----- Given material -----

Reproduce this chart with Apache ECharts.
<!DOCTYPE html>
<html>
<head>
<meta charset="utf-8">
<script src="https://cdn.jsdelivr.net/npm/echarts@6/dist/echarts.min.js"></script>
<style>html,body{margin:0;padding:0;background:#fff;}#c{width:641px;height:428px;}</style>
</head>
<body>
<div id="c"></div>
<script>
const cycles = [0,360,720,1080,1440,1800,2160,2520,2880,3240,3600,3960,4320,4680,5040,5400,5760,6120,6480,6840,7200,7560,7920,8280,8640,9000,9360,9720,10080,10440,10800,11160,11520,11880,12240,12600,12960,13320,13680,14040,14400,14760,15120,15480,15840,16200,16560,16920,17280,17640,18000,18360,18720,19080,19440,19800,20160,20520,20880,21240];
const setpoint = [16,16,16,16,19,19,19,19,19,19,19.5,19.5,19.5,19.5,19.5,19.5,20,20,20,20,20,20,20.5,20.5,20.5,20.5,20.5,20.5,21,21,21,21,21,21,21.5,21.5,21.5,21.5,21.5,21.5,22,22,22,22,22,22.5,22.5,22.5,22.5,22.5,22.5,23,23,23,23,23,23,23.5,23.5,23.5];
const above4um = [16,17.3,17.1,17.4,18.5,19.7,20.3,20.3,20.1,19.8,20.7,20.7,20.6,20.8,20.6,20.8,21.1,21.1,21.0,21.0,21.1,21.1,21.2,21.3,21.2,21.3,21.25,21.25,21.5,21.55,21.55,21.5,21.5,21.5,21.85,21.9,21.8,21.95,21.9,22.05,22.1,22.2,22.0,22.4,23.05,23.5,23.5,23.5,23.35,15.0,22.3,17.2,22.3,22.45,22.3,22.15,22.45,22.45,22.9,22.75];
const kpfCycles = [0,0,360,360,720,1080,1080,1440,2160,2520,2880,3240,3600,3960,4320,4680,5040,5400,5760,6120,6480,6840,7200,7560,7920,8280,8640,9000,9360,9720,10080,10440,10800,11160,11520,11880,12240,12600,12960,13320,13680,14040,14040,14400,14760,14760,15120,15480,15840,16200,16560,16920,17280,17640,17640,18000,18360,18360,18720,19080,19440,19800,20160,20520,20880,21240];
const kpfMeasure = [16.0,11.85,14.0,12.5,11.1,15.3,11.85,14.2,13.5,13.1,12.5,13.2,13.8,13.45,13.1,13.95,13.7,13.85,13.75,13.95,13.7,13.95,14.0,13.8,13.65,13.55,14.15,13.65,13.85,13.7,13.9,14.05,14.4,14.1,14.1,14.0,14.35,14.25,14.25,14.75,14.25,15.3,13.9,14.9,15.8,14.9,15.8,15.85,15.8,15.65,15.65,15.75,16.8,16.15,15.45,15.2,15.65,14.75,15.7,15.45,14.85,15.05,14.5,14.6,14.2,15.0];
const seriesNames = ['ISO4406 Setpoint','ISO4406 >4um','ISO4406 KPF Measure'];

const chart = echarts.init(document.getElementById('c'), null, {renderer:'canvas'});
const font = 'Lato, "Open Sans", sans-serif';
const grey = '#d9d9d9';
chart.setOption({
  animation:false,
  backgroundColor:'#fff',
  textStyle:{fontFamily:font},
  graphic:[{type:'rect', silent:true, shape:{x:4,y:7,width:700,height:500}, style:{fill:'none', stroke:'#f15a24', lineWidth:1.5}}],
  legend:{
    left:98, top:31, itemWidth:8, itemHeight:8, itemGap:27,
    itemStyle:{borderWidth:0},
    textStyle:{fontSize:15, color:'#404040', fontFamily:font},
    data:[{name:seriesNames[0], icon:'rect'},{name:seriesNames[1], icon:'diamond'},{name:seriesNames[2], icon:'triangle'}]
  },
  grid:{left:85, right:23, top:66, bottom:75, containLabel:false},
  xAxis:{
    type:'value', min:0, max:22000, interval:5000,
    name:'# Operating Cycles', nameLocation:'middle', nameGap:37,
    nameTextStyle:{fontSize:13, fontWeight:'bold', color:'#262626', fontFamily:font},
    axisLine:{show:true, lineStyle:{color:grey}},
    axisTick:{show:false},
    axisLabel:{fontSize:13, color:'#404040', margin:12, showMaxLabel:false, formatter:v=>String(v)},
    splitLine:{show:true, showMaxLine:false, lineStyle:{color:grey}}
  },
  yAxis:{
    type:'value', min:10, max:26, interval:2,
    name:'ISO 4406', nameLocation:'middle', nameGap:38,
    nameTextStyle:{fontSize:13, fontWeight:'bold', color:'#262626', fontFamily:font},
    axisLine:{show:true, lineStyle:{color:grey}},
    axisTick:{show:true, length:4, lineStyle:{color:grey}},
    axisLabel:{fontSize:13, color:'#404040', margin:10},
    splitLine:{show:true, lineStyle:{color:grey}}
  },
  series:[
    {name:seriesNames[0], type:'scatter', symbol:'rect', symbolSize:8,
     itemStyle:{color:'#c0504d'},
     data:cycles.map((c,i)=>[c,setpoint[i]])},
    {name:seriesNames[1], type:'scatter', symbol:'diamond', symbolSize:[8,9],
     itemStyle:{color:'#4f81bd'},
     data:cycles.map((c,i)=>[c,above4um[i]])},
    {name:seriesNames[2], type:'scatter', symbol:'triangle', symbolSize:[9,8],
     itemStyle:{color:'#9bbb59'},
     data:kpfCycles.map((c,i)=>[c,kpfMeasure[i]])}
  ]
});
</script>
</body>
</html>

-----

### [Task]
Repeat the material above in full, exactly as it stands.

### [Solution for this task]
Reproduce this chart with Apache ECharts.
<!DOCTYPE html>
<html>
<head>
<meta charset="utf-8">
<script src="https://cdn.jsdelivr.net/npm/echarts@6/dist/echarts.min.js"></script>
<style>html,body{margin:0;padding:0;background:#fff;}#c{width:641px;height:428px;}</style>
</head>
<body>
<div id="c"></div>
<script>
const cycles = [0,360,720,1080,1440,1800,2160,2520,2880,3240,3600,3960,4320,4680,5040,5400,5760,6120,6480,6840,7200,7560,7920,8280,8640,9000,9360,9720,10080,10440,10800,11160,11520,11880,12240,12600,12960,13320,13680,14040,14400,14760,15120,15480,15840,16200,16560,16920,17280,17640,18000,18360,18720,19080,19440,19800,20160,20520,20880,21240];
const setpoint = [16,16,16,16,19,19,19,19,19,19,19.5,19.5,19.5,19.5,19.5,19.5,20,20,20,20,20,20,20.5,20.5,20.5,20.5,20.5,20.5,21,21,21,21,21,21,21.5,21.5,21.5,21.5,21.5,21.5,22,22,22,22,22,22.5,22.5,22.5,22.5,22.5,22.5,23,23,23,23,23,23,23.5,23.5,23.5];
const above4um = [16,17.3,17.1,17.4,18.5,19.7,20.3,20.3,20.1,19.8,20.7,20.7,20.6,20.8,20.6,20.8,21.1,21.1,21.0,21.0,21.1,21.1,21.2,21.3,21.2,21.3,21.25,21.25,21.5,21.55,21.55,21.5,21.5,21.5,21.85,21.9,21.8,21.95,21.9,22.05,22.1,22.2,22.0,22.4,23.05,23.5,23.5,23.5,23.35,15.0,22.3,17.2,22.3,22.45,22.3,22.15,22.45,22.45,22.9,22.75];
const kpfCycles = [0,0,360,360,720,1080,1080,1440,2160,2520,2880,3240,3600,3960,4320,4680,5040,5400,5760,6120,6480,6840,7200,7560,7920,8280,8640,9000,9360,9720,10080,10440,10800,11160,11520,11880,12240,12600,12960,13320,13680,14040,14040,14400,14760,14760,15120,15480,15840,16200,16560,16920,17280,17640,17640,18000,18360,18360,18720,19080,19440,19800,20160,20520,20880,21240];
const kpfMeasure = [16.0,11.85,14.0,12.5,11.1,15.3,11.85,14.2,13.5,13.1,12.5,13.2,13.8,13.45,13.1,13.95,13.7,13.85,13.75,13.95,13.7,13.95,14.0,13.8,13.65,13.55,14.15,13.65,13.85,13.7,13.9,14.05,14.4,14.1,14.1,14.0,14.35,14.25,14.25,14.75,14.25,15.3,13.9,14.9,15.8,14.9,15.8,15.85,15.8,15.65,15.65,15.75,16.8,16.15,15.45,15.2,15.65,14.75,15.7,15.45,14.85,15.05,14.5,14.6,14.2,15.0];
const seriesNames = ['ISO4406 Setpoint','ISO4406 >4um','ISO4406 KPF Measure'];

const chart = echarts.init(document.getElementById('c'), null, {renderer:'canvas'});
const font = 'Lato, "Open Sans", sans-serif';
const grey = '#d9d9d9';
chart.setOption({
  animation:false,
  backgroundColor:'#fff',
  textStyle:{fontFamily:font},
  graphic:[{type:'rect', silent:true, shape:{x:4,y:7,width:700,height:500}, style:{fill:'none', stroke:'#f15a24', lineWidth:1.5}}],
  legend:{
    left:98, top:31, itemWidth:8, itemHeight:8, itemGap:27,
    itemStyle:{borderWidth:0},
    textStyle:{fontSize:15, color:'#404040', fontFamily:font},
    data:[{name:seriesNames[0], icon:'rect'},{name:seriesNames[1], icon:'diamond'},{name:seriesNames[2], icon:'triangle'}]
  },
  grid:{left:85, right:23, top:66, bottom:75, containLabel:false},
  xAxis:{
    type:'value', min:0, max:22000, interval:5000,
    name:'# Operating Cycles', nameLocation:'middle', nameGap:37,
    nameTextStyle:{fontSize:13, fontWeight:'bold', color:'#262626', fontFamily:font},
    axisLine:{show:true, lineStyle:{color:grey}},
    axisTick:{show:false},
    axisLabel:{fontSize:13, color:'#404040', margin:12, showMaxLabel:false, formatter:v=>String(v)},
    splitLine:{show:true, showMaxLine:false, lineStyle:{color:grey}}
  },
  yAxis:{
    type:'value', min:10, max:26, interval:2,
    name:'ISO 4406', nameLocation:'middle', nameGap:38,
    nameTextStyle:{fontSize:13, fontWeight:'bold', color:'#262626', fontFamily:font},
    axisLine:{show:true, lineStyle:{color:grey}},
    axisTick:{show:true, length:4, lineStyle:{color:grey}},
    axisLabel:{fontSize:13, color:'#404040', margin:10},
    splitLine:{show:true, lineStyle:{color:grey}}
  },
  series:[
    {name:seriesNames[0], type:'scatter', symbol:'rect', symbolSize:8,
     itemStyle:{color:'#c0504d'},
     data:cycles.map((c,i)=>[c,setpoint[i]])},
    {name:seriesNames[1], type:'scatter', symbol:'diamond', symbolSize:[8,9],
     itemStyle:{color:'#4f81bd'},
     data:cycles.map((c,i)=>[c,above4um[i]])},
    {name:seriesNames[2], type:'scatter', symbol:'triangle', symbolSize:[9,8],
     itemStyle:{color:'#9bbb59'},
     data:kpfCycles.map((c,i)=>[c,kpfMeasure[i]])}
  ]
});
</script>
</body>
</html>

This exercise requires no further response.